Но надо было, разумеется, доказать, что списки небытейщикам сочиняют приказные, и за этим дело не стало: не только между причетниками, но даже и между приказными нашелся предатель: один приказный обиделся, что поп, с которым они состояли в компании, прислал ему мало денег. Подьячий навел справку: сколько поп собрал, и, сравнив с тем, сколько он ему доставил, увидал, что он удержал у себя львиную долю; и это приказному не понравилось и показалось обидно. А как и другие подьячие имели подозрение на других попов, что они передают не все, чтт собирают «за уволоку», то мстивый подьячий решился наказать всех попов за их жадность и отправил в консисторию, как будто бы по ошибке… вместо списков – одни пустые листы бумаги, с поповскими подписями!..
Неопровержимая улика была налицо, и от этого людям стало не лучше, а еще хуже: теперь, когда консисторские подьячие знали плутню правленских и, посмотрев многие сохраняемые росписи, увидали, что все они писаны одною рукою подьячего, – консисторские потребовали себе части от правленских, а те от попов, а попы должны были увеличить сбор с мирян. И так дело опять уладилось.
Вместо прежнего «повального положения», при котором «поп собирал за уволоку по 5 к. с души», теперь плата повысилась.
Все это теперь происходило явно, и священник непременно должен был делать эти поборы, потому что иначе он своими списками никогда бы подьячим не угодил и его замучили бы «истязаниями».
36
Ук<аз> 17-го апр<еля>, № 1414. (Прим.

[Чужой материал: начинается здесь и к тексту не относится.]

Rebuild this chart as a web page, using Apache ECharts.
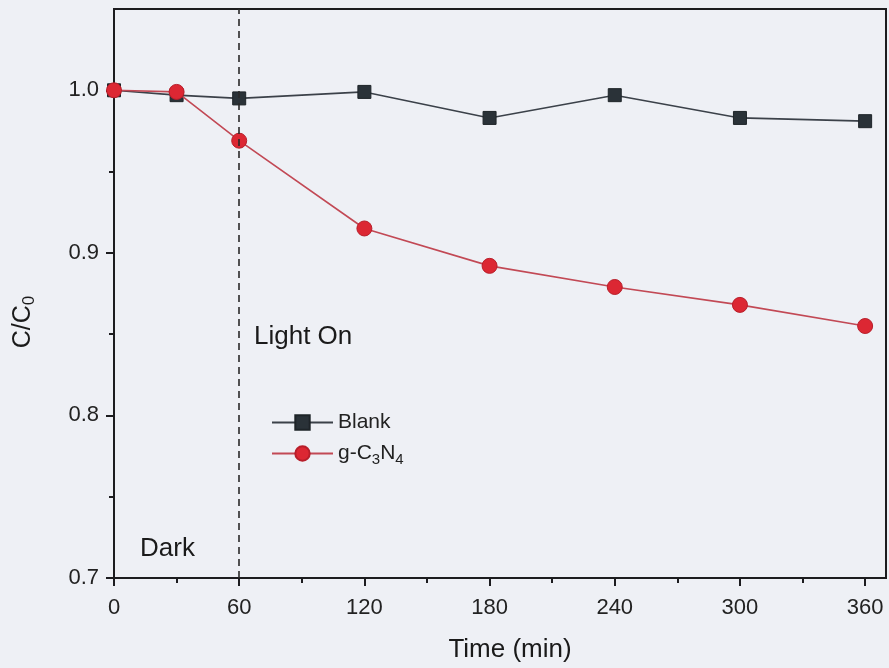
<!DOCTYPE html>
<html>
<head>
<meta charset="utf-8">
<title>C/C0 vs Time</title>
<script src="https://cdn.jsdelivr.net/npm/echarts@6/dist/echarts.min.js"></script>
<style>
  html, body { margin: 0; padding: 0; background: #eef0f5; }
  #chart { width: 889px; height: 668px; }
</style>
</head>
<body>
<div id="chart"></div>
<script>
// Sampling times (min) and normalized concentration C/C0
const times = [0, 30, 60, 120, 180, 240, 300, 360];
const blankValues = [1.000, 0.997, 0.995, 0.999, 0.983, 0.997, 0.983, 0.981];
const gcnValues = [1.000, 0.999, 0.969, 0.915, 0.892, 0.879, 0.868, 0.855];

// Axis ticks
const xMajorTicks = [0, 60, 120, 180, 240, 300, 360];
const xMinorTicks = [30, 90, 150, 210, 270, 330];
const yMajorTicks = [0.7, 0.8, 0.9, 1.0];
const yMinorTicks = [0.75, 0.85, 0.95];

// Light switched on at this time
const lightOnTime = 60;

const FONT = '"Liberation Sans", Arial, sans-serif';
const INK = '#1c1c1f';

const pairs = (xs, ys) => xs.map((x, i) => [x, ys[i]]);

const chart = echarts.init(document.getElementById('chart'), null, { renderer: 'canvas' });

const baseX = { type: 'value', min: 0, max: 370, splitLine: { show: false } };
const baseY = { type: 'value', min: 0.7, max: 1.05, splitLine: { show: false } };

chart.setOption({
  backgroundColor: '#eef0f5',
  animation: false,
  grid: {
    left: 114, right: 3, top: 9, bottom: 90,
    show: true, borderColor: INK, borderWidth: 2, backgroundColor: 'transparent'
  },
  xAxis: [
    Object.assign({}, baseX, {
      position: 'bottom',
      axisLine: { show: true, lineStyle: { color: INK, width: 2 } },
      axisTick: { show: true, inside: false, length: 8, lineStyle: { color: INK, width: 2 }, customValues: xMajorTicks },
      axisLabel: { customValues: xMajorTicks, fontSize: 22, fontFamily: FONT, color: '#222', margin: 19 }
    }),
    Object.assign({}, baseX, {
      position: 'bottom',
      axisLine: { show: false },
      axisTick: { show: true, inside: false, length: 5, lineStyle: { color: INK, width: 2 }, customValues: xMinorTicks },
      axisLabel: { show: false }
    })
  ],
  yAxis: [
    Object.assign({}, baseY, {
      position: 'left',
      axisLine: { show: true, lineStyle: { color: INK, width: 2 } },
      axisTick: { show: true, inside: false, length: 8, lineStyle: { color: INK, width: 2 }, customValues: yMajorTicks },
      axisLabel: {
        customValues: yMajorTicks, fontSize: 22, fontFamily: FONT, color: '#222', margin: 15,
        formatter: v => v.toFixed(1)
      }
    }),
    Object.assign({}, baseY, {
      position: 'left',
      axisLine: { show: false },
      axisTick: { show: true, inside: false, length: 5, lineStyle: { color: INK, width: 2 }, customValues: yMinorTicks },
      axisLabel: { show: false }
    })
  ],
  legend: {
    orient: 'vertical',
    left: 266, top: 407,
    itemWidth: 61, itemHeight: 18, itemGap: 10,
    data: ['Blank', 'g-C3N4'],
    formatter: name => name === 'g-C3N4' ? '{n|g-C}{s|3}{n|N}{s|4}' : '{n|' + name + '}',
    textStyle: {
      fontFamily: FONT, color: '#222', fontSize: 21,
      rich: {
        n: { fontSize: 21, fontFamily: FONT, color: '#222' },
        s: { fontSize: 15, fontFamily: FONT, color: '#222', padding: [12, 0, 0, 0] }
      }
    }
  },
  series: [
    {
      name: 'Blank',
      type: 'line',
      xAxisIndex: 0, yAxisIndex: 0,
      data: pairs(times, blankValues),
      symbol: 'rect', symbolSize: 13,
      lineStyle: { color: '#3b4149', width: 1.6 },
      itemStyle: { color: '#2a3238', borderColor: '#1e2428', borderWidth: 1 },
      z: 3,
      markLine: {
        silent: true,
        symbol: ['none', 'none'],
        label: { show: false },
        lineStyle: { color: '#2a2a2a', width: 1.6, type: [7, 5] },
        data: [{ xAxis: lightOnTime }]
      }
    },
    {
      name: 'g-C3N4',
      type: 'line',
      xAxisIndex: 0, yAxisIndex: 0,
      data: pairs(times, gcnValues),
      symbol: 'circle', symbolSize: 15,
      lineStyle: { color: '#c24955', width: 1.6 },
      itemStyle: { color: '#dc2733', borderColor: '#b81e2a', borderWidth: 1 },
      z: 4
    }
  ],
  graphic: [
    {
      type: 'text', x: 254, y: 337,
      style: { text: 'Light On', font: '26px ' + FONT, fill: '#1a1a1a', textAlign: 'left', textVerticalAlign: 'middle' }
    },
    {
      type: 'text', x: 140, y: 549,
      style: { text: 'Dark', font: '26px ' + FONT, fill: '#1a1a1a', textAlign: 'left', textVerticalAlign: 'middle' }
    },
    {
      type: 'text', x: 510, y: 650,
      style: { text: 'Time (min)', font: '26px ' + FONT, fill: '#1a1a1a', textAlign: 'center', textVerticalAlign: 'middle' }
    },
    {
      type: 'text', x: 23, y: 322, rotation: Math.PI / 2,
      style: {
        text: '{m|C/C}{s|0}',
        textAlign: 'center', textVerticalAlign: 'middle',
        rich: {
          m: { fontSize: 25, fontFamily: FONT, fill: '#1a1a1a', color: '#1a1a1a' },
          s: { fontSize: 17, fontFamily: FONT, fill: '#1a1a1a', color: '#1a1a1a', padding: [12, 0, 0, 0] }
        }
      }
    }
  ]
});
</script>
</body>
</html>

Лескова.)
37
Ук<аз> 24-го февр<аля> 1794, № 234. (Прим. Лескова.)
38
В числе сибирских священников того времени было много малограмотных, «едва умевших только читать церковное». Религиозная образованность их была такая, что даже один «градский священник» г. Кузнецка, по фамилии Ломшаков, на вопрос протоиерея Комарова: «Как читается седьмая заповедь?» – отвечал: «Помилуй мя, Боже»; а на вопрос: «Сколько таинств и какая их сущность?» – дал ответ; «Таинств есть десять, а сущность их непостижима» (Указ тоб<ольской> дух<овной> консист<ории> 27-го апр<еля> 1770 г.) (Прим. Лескова.)
39
Дело томск <ой> дух<овной> консистор<ии> в «Колокольном Архиве» Алексеевского монастыря. (Прим. Лескова.)